Reference no: EM132649071
Question - Break-even; alternative cost structures
The income statement for Menage Industries for 2015 is as follows:
Menage Industries Income statement for year ending 31 December 2015
Sales revenue (200,000 units) $2,000,000
Cost of sales $1,200,000
Gross Profit 800,000
Operating costs:
Marketing and distribution $460,000
Adminstration 440,000 900,000
Profit (loss) $(100,000)
Cost behavior seems to follow this pattern: all of the cost of sales is considered variable; 50 per cent of the total marketing and distribution costs are variable; and 40 per cent of the total administration costs are variable.
Required -
A. Calculate the number of units that are needed to be sold in 2015 to break-even.
B. The finance manager has developed a number of alternative plans to get the entity back into profitability.

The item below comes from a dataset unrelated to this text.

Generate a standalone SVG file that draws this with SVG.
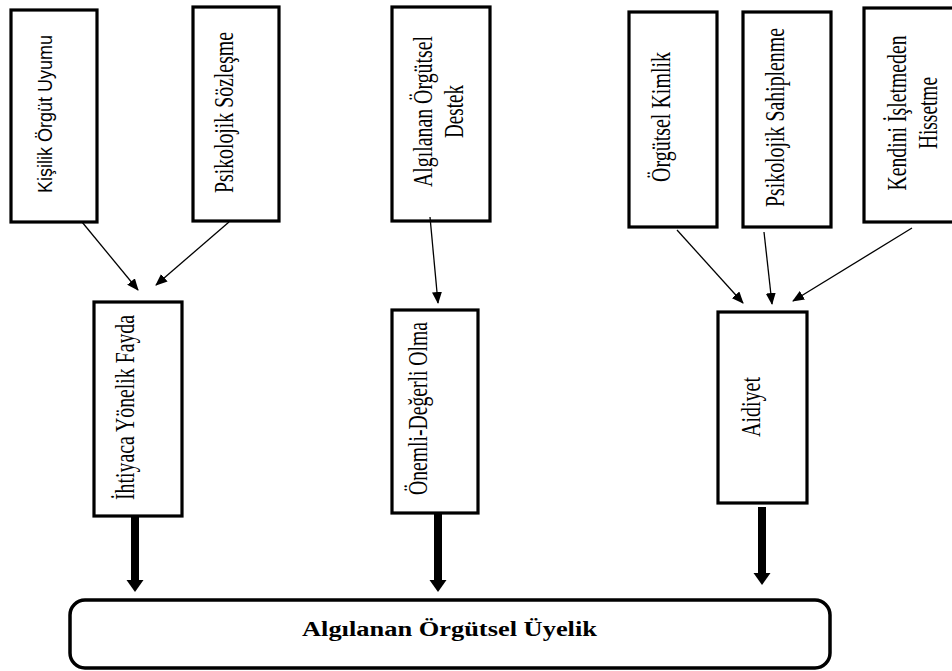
<svg xmlns="http://www.w3.org/2000/svg" width="952" height="671" viewBox="0 0 952 671">
<style>
.box{fill:#fff;stroke:#000;stroke-width:3.2}
.t{font-family:"Liberation Serif","Times New Roman",serif;font-size:20.5px;fill:#000;text-anchor:middle}
.s{font-family:"Liberation Sans",Arial,sans-serif;font-size:16px;fill:#000;text-anchor:middle}
.thin{stroke:#000;stroke-width:1.3;fill:none;marker-end:url(#ah)}
.thick{stroke:#000;stroke-width:8;fill:none}
</style>
<defs>
<marker id="ah" markerWidth="12" markerHeight="10" refX="11" refY="5" orient="auto" markerUnits="userSpaceOnUse">
<path d="M0,0 L12,5 L0,10 Z" fill="#000"/>
</marker>
</defs>
<rect width="952" height="671" fill="#fff"/>
<g id="n1"><rect class="box" x="11" y="10" width="86" height="212"/>
<text class="s" transform="translate(45 114) scale(1.3 1) rotate(-90)" x="0" y="5" textLength="158" lengthAdjust="spacingAndGlyphs">Kişilik Örgüt Uyumu</text></g>
<g id="n2"><rect class="box" x="193" y="7" width="86" height="214"/>
<text class="t" transform="translate(226 112.5) scale(1.3 1) rotate(-90)" x="0" y="5" textLength="161" lengthAdjust="spacingAndGlyphs">Psikolojik Sözleşme</text></g>
<g id="n3"><rect class="box" x="392" y="7" width="98" height="214"/>
<text class="t" transform="translate(441 111.5) scale(1.3 1) rotate(-90)"><tspan x="0" y="-7" textLength="151" lengthAdjust="spacingAndGlyphs">Algılanan Örgütsel</tspan><tspan x="0" y="17" textLength="53" lengthAdjust="spacingAndGlyphs">Destek</tspan></text></g>
<g id="n4"><rect class="box" x="629" y="12" width="88" height="215"/>
<text class="t" transform="translate(663 117) scale(1.3 1) rotate(-90)" x="0" y="5" textLength="130" lengthAdjust="spacingAndGlyphs">Örgütsel Kimlik</text></g>
<g id="n5"><rect class="box" x="743" y="12" width="88" height="215"/>
<text class="t" transform="translate(777 117.5) scale(1.3 1) rotate(-90)" x="0" y="5" textLength="179" lengthAdjust="spacingAndGlyphs">Psikolojik Sahiplenme</text></g>
<g id="n6"><rect class="box" x="864" y="8" width="100" height="214"/>
<text class="t" transform="translate(915 113) scale(1.3 1) rotate(-90)"><tspan x="0" y="-7" textLength="155" lengthAdjust="spacingAndGlyphs">Kendini İşletmeden</tspan><tspan x="0" y="17" textLength="72" lengthAdjust="spacingAndGlyphs">Hissetme</tspan></text></g>
<g id="n7"><rect class="box" x="94" y="302" width="88" height="214"/>
<text class="t" transform="translate(127 407.5) scale(1.3 1) rotate(-90)" x="0" y="5" textLength="185" lengthAdjust="spacingAndGlyphs">İhtiyaca Yönelik Fayda</text></g>
<g id="n8"><rect class="box" x="392" y="310" width="86" height="203"/>
<text class="t" transform="translate(420 408.5) scale(1.3 1) rotate(-90)" x="0" y="5" textLength="173" lengthAdjust="spacingAndGlyphs">Önemli-Değerli Olma</text></g>
<g id="n9"><rect class="box" x="718" y="312" width="89" height="191"/>
<text class="t" transform="translate(753 407) scale(1.3 1) rotate(-90)" x="0" y="5" textLength="60" lengthAdjust="spacingAndGlyphs">Aidiyet</text></g>
<g id="n10"><rect x="70" y="600" width="760" height="68" rx="15" ry="15" fill="#fff" stroke="#000" stroke-width="3.5"/>
<text x="449.5" y="636" font-family="'Liberation Serif','Times New Roman',serif" font-size="20" font-weight="bold" text-anchor="middle" textLength="295" lengthAdjust="spacingAndGlyphs">Algılanan Örgütsel Üyelik</text></g>
<g id="connectors">
<line class="thin" x1="82" y1="222" x2="138" y2="290"/>
<line class="thin" x1="229" y1="222" x2="156" y2="285"/>
<line class="thin" x1="430" y1="217" x2="438" y2="303"/>
<line class="thin" x1="677" y1="230" x2="743" y2="303"/>
<line class="thin" x1="764" y1="232" x2="772" y2="304"/>
<line class="thin" x1="912" y1="228" x2="793" y2="301"/>
<line class="thick" x1="135" y1="516" x2="135" y2="582"/>
<path d="M126.5,580 L143.5,580 L135,592 Z" fill="#000"/>
<line class="thick" x1="438" y1="513" x2="438" y2="582"/>
<path d="M429.5,580 L446.5,580 L438,592 Z" fill="#000"/>
<line class="thick" x1="762" y1="507" x2="762" y2="575"/>
<path d="M753.5,573 L770.5,573 L762,585 Z" fill="#000"/>
</g>
</svg>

One of the plans relates to switching to a more reliable supplier of raw materials which will increase the cost of sales per unit $.80. A change in the marketing strategy will decrease by $60,000. Competitive forces would allow an increase in selling price of only $.50 per unit. On the information available, would you advise a switch to this alternative plan?
C. Prepare an income statement for both alternatives given in (b).
D. Explain the concept of operating leverage as it relates to your answer in (b).